What's the best way for a high-energy-using manufacturer to cut energy costs? Use less. That's the strategy of North America's steel companies. This week the American Iron and Steel Institute (AISI), a leading trade group for steel producers, released a plan to dramatically reduce energy use in steelmaking. Entitled "Saving One Barrel of Oil per Ton -- A New Roadmap for Transformation of the Steelmaking Process," or SOBOT, it describes a long-term strategy designed to reduce energy intensity in steel production by identifying research in energy substitution, energy recovery and energy savings. The document will guide R&D over the next 10 to 15 years toward the 2025 target of producing steel using a barrel of oil (about 6 million BTU) per ton less than today's processes.
With energy representing 20% of the cost of making steel, the transformation of steelmaking processes needs to be considered, according to AISI.
"Energy savings of this type cannot be made by incremental changes, although they are often important enabling technologies," Lawrence W. Kavanagh, AISI's vice president of Manufacturing and Technology said during the announcement. "It will require radical approaches to future steelmaking processes to achieve the reductions in energy use contemplated by SOBOT."

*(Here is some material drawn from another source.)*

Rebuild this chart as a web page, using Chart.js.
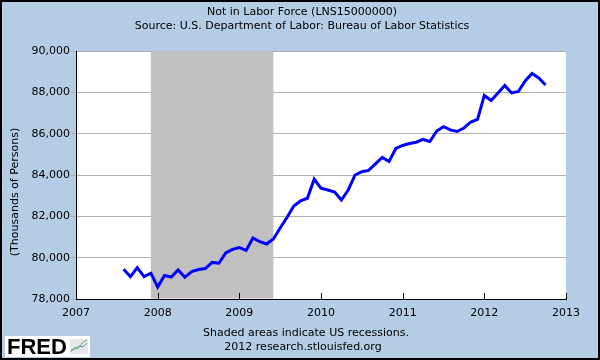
<!DOCTYPE html>
<html><head><meta charset="utf-8">
<script src="https://cdn.jsdelivr.net/npm/chart.js@4/dist/chart.umd.min.js"></script>
<style>html,body{margin:0;padding:0;background:#b4cde5;overflow:hidden}</style>
</head><body>
<canvas id="c" width="600" height="360" style="display:block;width:600px;height:360px"></canvas>
<script>
const months = [
  "2007-08","2007-09","2007-10","2007-11","2007-12",
  "2008-01","2008-02","2008-03","2008-04","2008-05","2008-06","2008-07","2008-08","2008-09","2008-10","2008-11","2008-12",
  "2009-01","2009-02","2009-03","2009-04","2009-05","2009-06","2009-07","2009-08","2009-09","2009-10","2009-11","2009-12",
  "2010-01","2010-02","2010-03","2010-04","2010-05","2010-06","2010-07","2010-08","2010-09","2010-10","2010-11","2010-12",
  "2011-01","2011-02","2011-03","2011-04","2011-05","2011-06","2011-07","2011-08","2011-09","2011-10","2011-11","2011-12",
  "2012-01","2012-02","2012-03","2012-04","2012-05","2012-06","2012-07","2012-08","2012-09","2012-10"
];
const notInLaborForce = [
  79440,79080,79515,79080,79250,
  78580,79140,79065,79405,79050,79330,79430,79475,79770,79730,80225,80400,
  80490,80350,80950,80775,80660,80900,81435,81945,82500,82745,82875,83795,
  83360,83275,83180,82790,83275,84000,84160,84220,84535,84850,84655,85285,
  85430,85525,85585,85720,85620,86130,86340,86180,86105,86275,86565,86690,
  87850,87605,87970,88335,87970,88040,88550,88915,88695,88355
];
const xTickYears = [2007,2008,2009,2010,2011,2012,2013];
const yTickValues = [78000,80000,82000,84000,86000,88000,90000];
const recession = ["2007-12","2009-06"];
const titleLines = ["Not in Labor Force (LNS15000000)","Source: U.S. Department of Labor: Bureau of Labor Statistics"];
const yAxisTitle = "(Thousands of Persons)";
const footerLines = ["Shaded areas indicate US recessions.","2012 research.stlouisfed.org"];
const logoText = "FRED";

function monthToYear(m){ const [y,mo]=m.split("-").map(Number); return y+(mo-1)/12; }
const points = months.map((m,i)=>({x:monthToYear(m), y:notInLaborForce[i]}));

const FONT = "'DejaVu Sans', Verdana, sans-serif";
Chart.defaults.font.family = FONT;
Chart.defaults.font.size = 11;
Chart.defaults.color = '#000';

const fredPlugin = {
  id:'fred',
  beforeDraw(chart){
    const {ctx, chartArea:a} = chart;
    ctx.save();
    ctx.fillStyle = '#b4cde5';
    ctx.fillRect(0,0,chart.width,chart.height);
    ctx.fillStyle = '#ffffff';
    ctx.fillRect(a.left,a.top,a.right-a.left,a.bottom-a.top);
    ctx.restore();
  },
  beforeDatasetsDraw(chart){
    const {ctx, chartArea:a, scales} = chart;
    const x0 = scales.x.getPixelForValue(monthToYear(recession[0]));
    const x1 = scales.x.getPixelForValue(monthToYear(recession[1]));
    ctx.save();
    ctx.fillStyle = '#c0c0c0';
    ctx.fillRect(x0, a.top, x1-x0, a.bottom-a.top-0.5);
    ctx.strokeStyle = '#000';
    ctx.lineWidth = 1;
    scales.x.ticks.forEach(t=>{
      const px = Math.round(scales.x.getPixelForValue(t.value))+0.5;
      ctx.beginPath(); ctx.moveTo(px,a.bottom); ctx.lineTo(px,a.bottom-6); ctx.stroke();
    });
    ctx.restore();
  },
  afterDraw(chart){
    const {ctx} = chart;
    ctx.save();
    ctx.fillStyle = '#000';
    ctx.font = "11px " + FONT;
    ctx.textAlign = 'center';
    ctx.textBaseline = 'middle';
    ctx.fillText(titleLines[0], 302, 12);
    ctx.fillText(titleLines[1], 302, 26);
    ctx.fillText(footerLines[0], 306, 333);
    ctx.fillText(footerLines[1], 303, 347);
    ctx.save();
    ctx.translate(15, 192);
    ctx.rotate(-Math.PI/2);
    ctx.fillText(yAxisTitle, 0, 0);
    ctx.restore();
    // logo
    ctx.fillStyle = '#ffffff';
    ctx.fillRect(5,336,85,21);
    ctx.fillStyle = '#000';
    ctx.font = "bold 22px 'Liberation Sans', Arial, sans-serif";
    ctx.textAlign = 'left';
    ctx.textBaseline = 'alphabetic';
    ctx.fillText(logoText, 7, 354);
    ctx.fillStyle = '#e4e8ec';
    ctx.fillRect(70,339,18,15);
    ctx.lineWidth = 1;
    ctx.strokeStyle = '#7ab648';
    ctx.beginPath(); ctx.moveTo(71,352); ctx.lineTo(75,347); ctx.lineTo(78,349); ctx.lineTo(82,343); ctx.lineTo(87,340); ctx.stroke();
    ctx.strokeStyle = '#6a8fc8';
    ctx.beginPath(); ctx.moveTo(71,350); ctx.lineTo(75,349); ctx.lineTo(79,346); ctx.lineTo(83,347); ctx.lineTo(87,343); ctx.stroke();
    // border
    ctx.strokeStyle = '#000';
    ctx.lineWidth = 2;
    ctx.strokeRect(1,1,598,358);
    ctx.restore();
  }
};

new Chart(document.getElementById('c'), {
  type:'line',
  data:{ datasets:[{
    label:'Not in Labor Force',
    data: points,
    borderColor:'#0000ff',
    borderWidth:3,
    pointRadius:0,
    tension:0,
    fill:false
  }]},
  options:{
    responsive:false,
    animation:false,
    devicePixelRatio:1,
    layout:{padding:{top:51,left:0,right:34,bottom:41}},
    plugins:{legend:{display:false},tooltip:{enabled:false},title:{display:false}},
    scales:{
      x:{
        type:'linear', min:2007, max:2013,
        afterBuildTicks(s){ s.ticks = xTickYears.map(v=>({value:v})); },
        afterFit(s){ s.height = 20; },
        ticks:{ callback:v=>String(v), maxRotation:0, autoSkip:false, padding:8, color:'#000' },
        grid:{ drawOnChartArea:false, drawTicks:false },
        border:{ display:true, color:'#000', width:1 }
      },
      y:{
        min:78000, max:90000,
        afterBuildTicks(s){ s.ticks = yTickValues.map(v=>({value:v})); },
        afterFit(s){ s.width = 76; },
        ticks:{ callback:v=>v.toLocaleString('en-US'), padding:1, color:'#000' },
        grid:{ color:'#b0b0b0', lineWidth:1, tickLength:5 },
        border:{ display:true, color:'#000', width:1 }
      }
    }
  },
  plugins:[fredPlugin]
});
</script>
</body></html>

Energy use per ton of steel shipped has been reduced by 23% since 1990, as previously reported by AISI, and steelmakers efforts today are always driving energy consumption closer to the limits of today's processes. "Although our energy efficiency since 1990 has outperformed Kyoto, we must do more," Andrew G. Sharkey, III president and CEO of AISI said. "SOBOT's goal will keep us firmly focused on a sustainable future."